Por fin unos valientes
Tras escuchar a políticos y jueces decir que se ha acabado la democracia, los viejos militares no podían quedar impasibles
Leía con aflicción columnas y editoriales de prensa cargados de lóbregos adjetivos para llorar nuestro despeñamiento en la más triste de las horas: la defunción del sistema constitucional español. Se le encogía el corazón al tener noticia de que la mayor asociación de jueces del país certificaba el “principio del fin de la democracia”. Una noche cayó víctima del insomnio después de saber que la ilustrísima mayoría que aún resiste heroicamente desde el Consejo General del Poder Judicial a las totalitarias acometidas del Gobierno corroboraba que nos hallábamos ante la “abolición del Estado de derecho”.

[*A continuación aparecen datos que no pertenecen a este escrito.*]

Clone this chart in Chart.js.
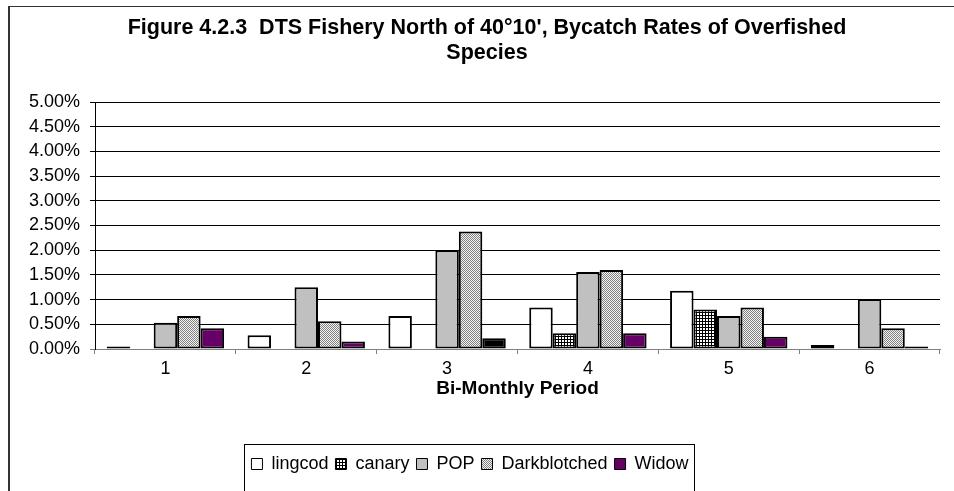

Se sucedían los días y todo se tornaba más ominoso. Una mañana, sentado enfrente del televisor, este hombre ya jubilado tras dedicar los mejores años de su vida a servir a la patria contempló con desesperación cómo la presidenta de la Comunidad de Madrid revelaba al mundo que España se había precipitado a una dictadura. Días más tarde, esta aguerrida mujer, acreditada luchadora por la libertad, se enorgullecía de haber llamado “hijo de puta” al indeseable sujeto que usurpaba el mando de la nación.
Nuestro hombre acariciaba con nostalgia su desgastado uniforme, añorando aquellos tiempos de su juventud en los que le hubiesen sobrado las fuerzas para escuchar la llamada del deber. Ahora, solo podía asistir impotente a todo eso, torturado, como en los versos de Quevedo: “Miré los muros de la patria mía / si un tiempo fuertes, ya desmoronados”.
La pesadilla se seguía alimentando a diario. El principal partido de la oposición constataba que el presidente perseguía perpetuarse en el cargo mediante un fraude tras haber perdido las recientes elecciones. Y el líder del tercer partido del país, el que se proclamaba más español de todos, abandonaba airado el Parlamento para evidenciar que hemos caído en las garras de un émulo de Hitler, un hombre a la altura de “los mayores criminales de la historia”.
A los oídos del apesadumbrado ciudadano llegaban también las llamadas a la acción: “El que pueda hacer, que haga; el que pueda aportar, que aporte; el que se pueda mover, que se mueva”, emplazaba un antiguo presidente. La misma presidenta madrileña, siempre rebosante de determinación, enumeraba las instituciones que deberían frenar la ignominia: “El rey Felipe VI, los poderes legislativo y judicial, las Fuerzas y Cuerpos de Seguridad del Estado, las Fuerzas Armadas y la Unión Europea”. Pero los únicos que parecían responder eran un grupo de arrojados jóvenes que cada noche se batían el cobre infructuosamente ante el cuartel general de los felones.
Así que nuestro hombre ya no pudo más. Y con gran felicidad descubrió que sus antiguos camaradas tampoco podían más y no iban a quedar impasibles. Y todos juntos dieron un paso al frente: había llegado la hora de tomar las armas, gritar “¡quieto todo el mundo!”, y, por fin, restablecer la democracia.